More interesting is the idea that as organizations increase in size and complexity they intensify both sociopathic behavior and passivity (sometimes in the same person) due to their changing reward systems. (In theory, reward systems could be altered to ameliorate the effects of scale-driven pathology.) That is to say, once sociopathic behavior becomes prevalent, it begins to reshape the reward systems, designing them mainly for the benefit of the most influential sociopaths. This results in behavior increasingly divorced from the stated goals of the business and strikingly similar to that observed in John B. Calhoun's rat experiments.
It is unlikely that these organizations are actually started by sociopaths--even by its loosest definition, sociopathy is defined by a drive to manipulate others, and therefore we would expect sociopaths to be drawn to large organizations which give sociopathic behavior sufficient camouflage and opportunity, not to small organizations and especially not to those organizations where the reward systems do not tilt in the sociopath's favor (for example, in a company of 30 people there are relatively few subordinates whose work the sociopath may profit from).
Were Rao to acknowledge this he would of course require an additional group in his organizational taxonomy, which also does not include roles such as secretarial staff where advancement is not really a concern, and which therefore exist completely outside his model.
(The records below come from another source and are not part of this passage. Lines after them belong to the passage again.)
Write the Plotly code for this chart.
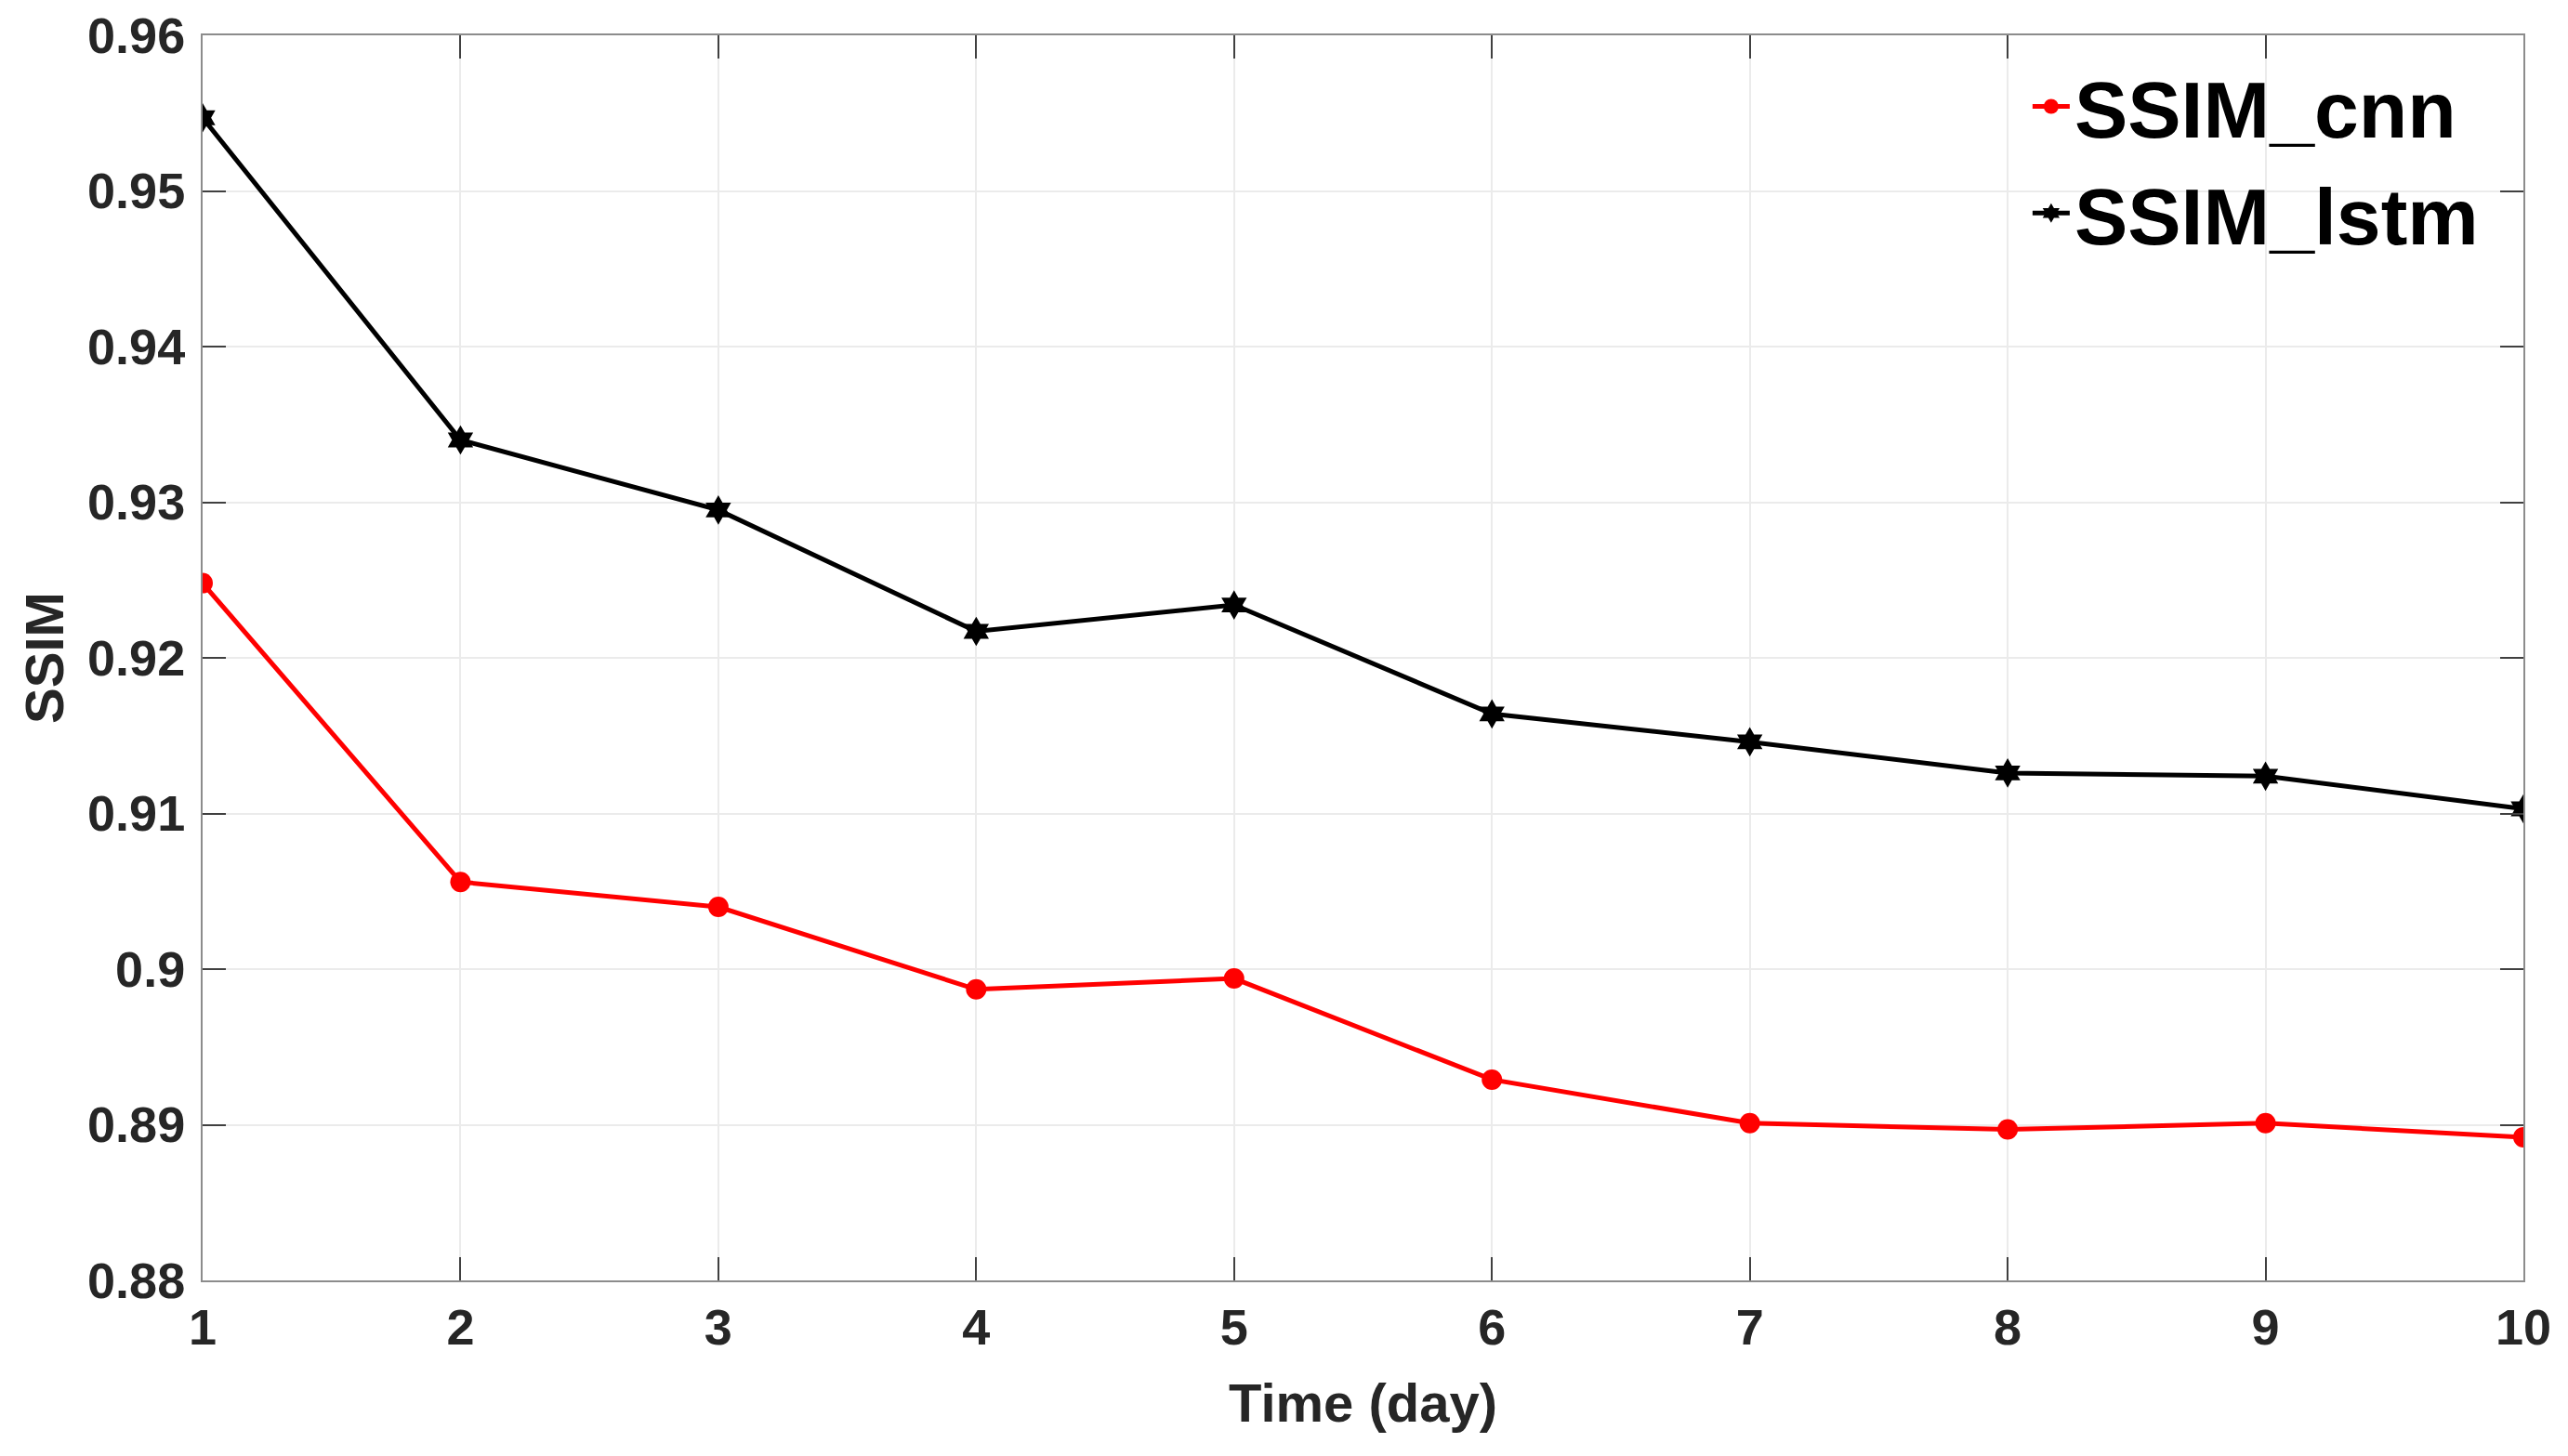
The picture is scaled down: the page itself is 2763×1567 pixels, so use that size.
import plotly.graph_objects as go

days = [1, 2, 3, 4, 5, 6, 7, 8, 9, 10]
ssim_cnn = [0.9248, 0.9056, 0.9040, 0.8987, 0.8994, 0.8929, 0.8901, 0.8897, 0.8901, 0.8892]
ssim_lstm = [0.9547, 0.9340, 0.9295, 0.9217, 0.9234, 0.9164, 0.9146, 0.9126, 0.9124, 0.9103]
y_ticks = [0.88, 0.89, 0.90, 0.91, 0.92, 0.93, 0.94, 0.95, 0.96]
y_ticklabels = ["0.88", "0.89", "0.9", "0.91", "0.92", "0.93", "0.94", "0.95", "0.96"]

FONT = "Liberation Sans, Arial, sans-serif"
TXT = "#262626"

fig = go.Figure()
fig.add_trace(go.Scatter(
    x=days, y=ssim_cnn, mode="lines+markers", name="SSIM_cnn",
    line=dict(color="#ff0000", width=5),
    marker=dict(symbol="circle", size=22, color="#ff0000"),
))
fig.add_trace(go.Scatter(
    x=days, y=ssim_lstm, mode="lines+markers", name="SSIM_lstm",
    line=dict(color="#000000", width=5),
    marker=dict(symbol="hexagram", size=24, color="#000000"),
))

axis_common = dict(
    showline=True, linecolor="#8c8c8c", linewidth=2, mirror="ticks",
    showgrid=True, gridcolor="#ebebeb", gridwidth=2,
    ticks="inside", ticklen=25, tickwidth=2, tickcolor="#404040",
    tickfont=dict(family=FONT, size=54, color=TXT, weight="bold"),
    zeroline=False, ticklabeloverflow="allow", automargin=False,
)

fig.update_xaxes(
    range=[1, 10], tickmode="array", tickvals=days,
    ticklabelstandoff=2, **axis_common,
)
fig.update_yaxes(
    range=[0.88, 0.96], tickmode="array", tickvals=y_ticks, ticktext=y_ticklabels,
    ticklabelstandoff=6, **axis_common,
)

fig.add_annotation(
    text="Time (day)", xref="paper", yref="paper", x=0.5, y=-0.0985,
    xanchor="center", yanchor="middle", showarrow=False,
    font=dict(family=FONT, size=58, color=TXT, weight="bold"),
)
fig.add_annotation(
    text="SSIM", xref="paper", yref="paper", x=-0.0685, y=0.5,
    xanchor="center", yanchor="middle", showarrow=False, textangle=-90,
    font=dict(family=FONT, size=58, color=TXT, weight="bold"),
)

fig.update_layout(
    width=2763, height=1567,
    margin=dict(l=210, r=56, t=30, b=197, autoexpand=False),
    paper_bgcolor="white", plot_bgcolor="white",
    showlegend=True,
    legend=dict(
        x=0.7865, y=0.9895, xanchor="left", yanchor="top",
        bgcolor="rgba(255,255,255,0)", borderwidth=0,
        font=dict(family=FONT, size=86, color="#000000", weight="bold"),
        itemwidth=40, tracegroupgap=0,
    ),
)

fig.write_html("out.html")
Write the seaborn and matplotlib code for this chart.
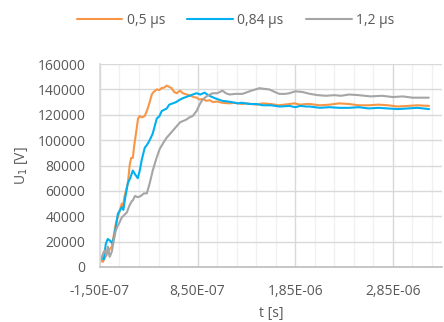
#!/usr/bin/env python3
# coding: utf-8

import numpy as np
import pandas as pd
import seaborn as sns
from matplotlib import pyplot as plt
from matplotlib.ticker import FixedLocator

# time in units of 1e-7 s, voltage in kV (converted below)
t_05 = [-1.5, -1.4, -1.2, -1.0, -0.8, -0.68, -0.5, -0.28, -0.1, 0.1, 0.23, 0.45,
        0.74, 0.85, 1.0, 1.26, 1.36, 1.56, 1.7, 1.87, 2.0, 2.28, 2.4, 2.58, 2.8,
        3.09, 3.4, 3.6, 3.81, 4.0, 4.32, 4.6, 4.8, 5.1, 5.34, 5.6, 5.85, 6.1,
        6.36, 6.7, 7.0, 7.38, 7.8, 8.1, 8.4, 8.7, 9.0, 9.4, 9.7, 10.1, 10.5,
        11.0, 11.77, 12.3, 13, 13.6, 14.5, 15.2, 16, 16.8, 17.9, 18.4, 19, 19.6,
        20, 21, 22, 23, 24, 25, 26, 27, 28, 29, 30, 31, 32.2]
u_05 = [3, 6, 4, 7, 10, 11, 14, 16, 24, 33, 37, 42, 50, 47, 55, 63, 66, 81, 86,
        86, 95, 110, 117, 119, 118, 119, 125, 130, 136, 138, 140, 139.5, 141,
        141.5, 143, 142, 141, 138, 137, 139, 137, 136, 135, 134, 133.5, 132,
        132.5, 131, 131.5, 130, 130.5, 129.5, 129, 129.5, 128.5, 129, 128, 129,
        128.5, 127.5, 128.5, 129, 128, 128.5, 128.5, 127.5, 128, 129, 128.5,
        127.5, 127.5, 128, 127.5, 126.5, 127, 127.5, 127]

t_084 = [-1.5, -1.3, -1.1, -0.9, -0.7, -0.5, -0.28, -0.1, 0.03, 0.2, 0.34, 0.5,
         0.74, 0.9, 1.1, 1.36, 1.6, 1.87, 2.1, 2.38, 2.58, 2.8, 3.09, 3.3, 3.6,
         3.9, 4.32, 4.6, 4.83, 5.1, 5.34, 5.6, 5.95, 6.3, 6.7, 6.97, 7.3, 7.68,
         8.0, 8.4, 8.8, 9.21, 9.5, 9.72, 10.3, 11.05, 11.6, 12, 12.6, 13, 13.8,
         14.5, 15.2, 16, 16.9, 17.9, 18.5, 19, 19.7, 20, 21, 22, 23, 24, 25, 26,
         27, 28, 29, 30, 31, 32.2]
u_084 = [5, 7, 6, 18, 22, 21, 19, 22, 27, 35, 42, 44, 47, 45, 55, 66, 70, 76, 73,
         70, 76, 85, 94, 96, 100, 105, 117, 119, 123, 124, 125, 128, 129, 130,
         132, 133, 134, 135, 136, 137, 136, 137.5, 136, 135, 133, 131, 130.5,
         130, 129, 129.5, 128.5, 128.5, 127.5, 127.5, 126.5, 127, 126, 127,
         126.5, 126.5, 125.5, 126, 125.5, 125.5, 126, 125, 125.5, 125, 124.5,
         125, 125.5, 124.5]

t_12 = [-1.5, -1.3, -1.1, -0.99, -0.85, -0.68, -0.5, -0.28, -0.1, 0.1, 0.3, 0.5,
        0.74, 1.0, 1.26, 1.5, 1.77, 1.87, 2.1, 2.38, 2.7, 3.0, 3.3, 3.6, 3.91,
        4.3, 4.62, 5.0, 5.34, 5.8, 6.36, 6.7, 6.97, 7.3, 7.68, 8.0, 8.4, 8.7,
        9.01, 9.5, 10.03, 10.5, 11.05, 11.4, 11.77, 12.4, 13.09, 14, 14.83, 15.3,
        15.85, 16.4, 16.87, 17.5, 17.89, 18.5, 19.21, 20, 20.8, 21.66, 22.5,
        23.2, 24.01, 25, 26.2, 27.38, 28.5, 29.5, 30.5, 31.5, 32.17]
u_12 = [4, 8, 12, 13, 9, 16, 8, 12, 20, 28, 32, 35, 39, 41, 43, 48, 52, 52.5, 56,
        55, 56, 58, 58, 66, 76, 86, 93, 98, 102, 106, 111, 114, 115, 116, 118,
        119, 123, 128, 132, 135, 137, 137, 139, 137, 136, 136.5, 136.5, 139, 141,
        140.5, 140, 138, 136.5, 136.5, 137, 138.5, 138, 136.5, 135.5, 135, 135.5,
        135, 136, 135.5, 134.5, 135, 134, 134.5, 133.5, 133.5, 133.5]

labels = ["0,5 µs", "0,84 µs", "1,2 µs"]
colors = ["#F79646", "#00B0F0", "#A5A5A5"]

y_ticks = list(range(0, 160001, 20000))
x_ticks = [-1.5e-7, 8.5e-7, 1.85e-6, 2.85e-6]


def excel_sci(v):
    return "{:.2E}".format(v).replace(".", ",")


frames = []
for lab, t, u in zip(labels, [t_05, t_084, t_12], [u_05, u_084, u_12]):
    frames.append(pd.DataFrame({"t": np.array(t) * 1e-7,
                                "U": np.array(u) * 1000.0,
                                "series": lab}))
df = pd.concat(frames, ignore_index=True)

sns.set_theme(style="white")
plt.rcParams["font.family"] = ["Open Sans", "DejaVu Sans"]

fig = plt.figure(figsize=(4.44, 3.22), dpi=100)
ax = fig.add_axes([0.225, 0.171, 0.77, 0.63])

sns.lineplot(data=df, x="t", y="U", hue="series", palette=colors,
             hue_order=labels, linewidth=1.5, ax=ax, legend=False,
             estimator=None, sort=False)

ax.set_xlim(-1.5e-7, 3.35e-6)
ax.set_ylim(0, 160000)
ax.yaxis.set_major_locator(FixedLocator(y_ticks))
ax.set_yticklabels([str(v) for v in y_ticks])
ax.xaxis.set_major_locator(FixedLocator(x_ticks))
ax.set_xticklabels([excel_sci(v) for v in x_ticks])
ax.xaxis.set_minor_locator(FixedLocator(np.arange(-1.5e-7, 3.4e-6, 2e-7)))

ax.grid(True, which="minor", axis="x", color="#F0F0F0", linewidth=1)
ax.grid(True, which="major", axis="x", color="#D9D9D9", linewidth=1)
ax.grid(True, which="major", axis="y", color="#D9D9D9", linewidth=1)
ax.set_axisbelow(True)

for s in ["top", "right"]:
    ax.spines[s].set_visible(False)
ax.spines["left"].set_color("#D9D9D9")
ax.spines["bottom"].set_color("#BFBFBF")
ax.tick_params(axis="y", which="both", length=0, labelsize=10,
               labelcolor="#595959", pad=10.5)
ax.tick_params(axis="x", which="both", length=0, labelsize=10,
               labelcolor="#595959", pad=12)

ax.set_xlabel("t [s]", fontsize=10, color="#595959", labelpad=5)
ax.set_ylabel("U$_1$ [V]", fontsize=10, color="#595959", labelpad=5)

handles = [plt.Line2D([], [], color=c, linewidth=1.5) for c in colors]
fig.legend(handles, labels, loc="upper center", bbox_to_anchor=(0.53, 1.0),
           ncol=3, frameon=False, handlelength=3.3, handletextpad=0.3,
           columnspacing=1.6, prop={"size": 10},
           labelcolor="#595959")

fig.savefig("out.png", dpi=100)
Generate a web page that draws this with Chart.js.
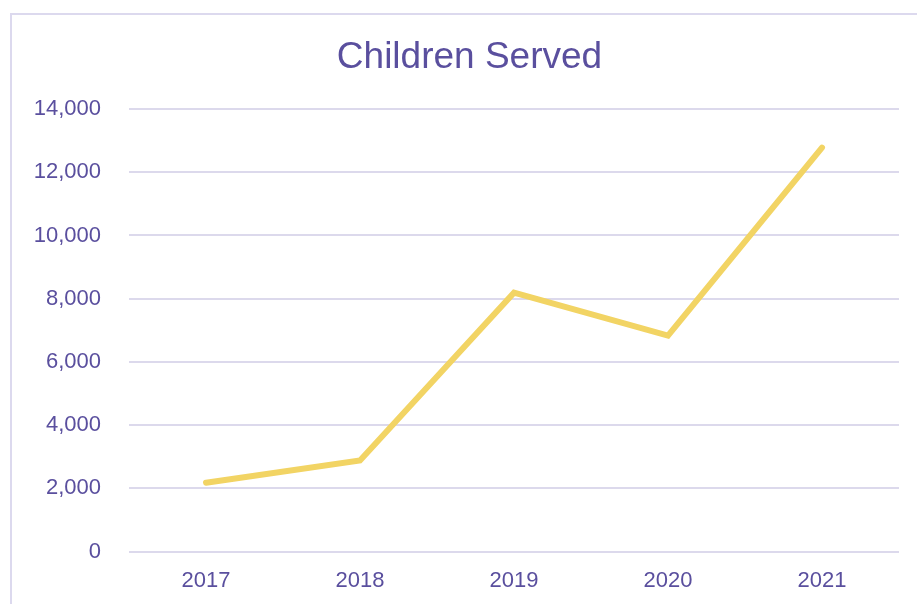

For that matter, there really is no place in Rao's model for anyone who finds fulfillment in his work. Perhaps this is because Rao thinks the modern organization makes such fulfillment impossible, but there is little curiosity expressed as to why such a change has occurred.
Nor does his taxonomy fit older business practices whereby employees enjoyed longer careers and greater recognition and benefits for roles Rao describes here as "clueless". Doubtless this is because he believes that such business practices are now obsolete, however the fact of their obsolescence is far more meaningful than the taxonomic minutiae which Rao descends into (and for which his readers have an endless appetite). His analysis of things like "powertalk" for example is almost purely masturbatory.
What his denigration of the clueless fails to appreciate is that their behavior is normal within a healthy organization--in a healthy organization, as opposed to an organization run by sociopaths and employing passive failures, hard work and loyalty are recognized and promoted (in healthy societies, these are nearly universal values). Problems in healthy organizations may begin when hierarchy limits prospects for advancement, or only allows for advancement by creating middle layers whose work is inessential and therefore subject to manipulation by sociopaths.
Rao also appears to confuse "clueless" (in the sense he uses it) with "incompetent", but only because the television show he draws his examples from features an incompetent manager. There is nothing in his taxonomy that requires or implies that the clueless are generally incompetent. Also, according to his terminology anyone who is successful is by definition a "sociopath", apart from whether they in fact demonstrate any of the qualities associated with that pathology.
In short, Venkatesh Rao probably watches too much television. His focus causes him to miss the more important fact that sociopathic behavior shapes modern large organizations, and he fails to explain why that sociopathy is successful.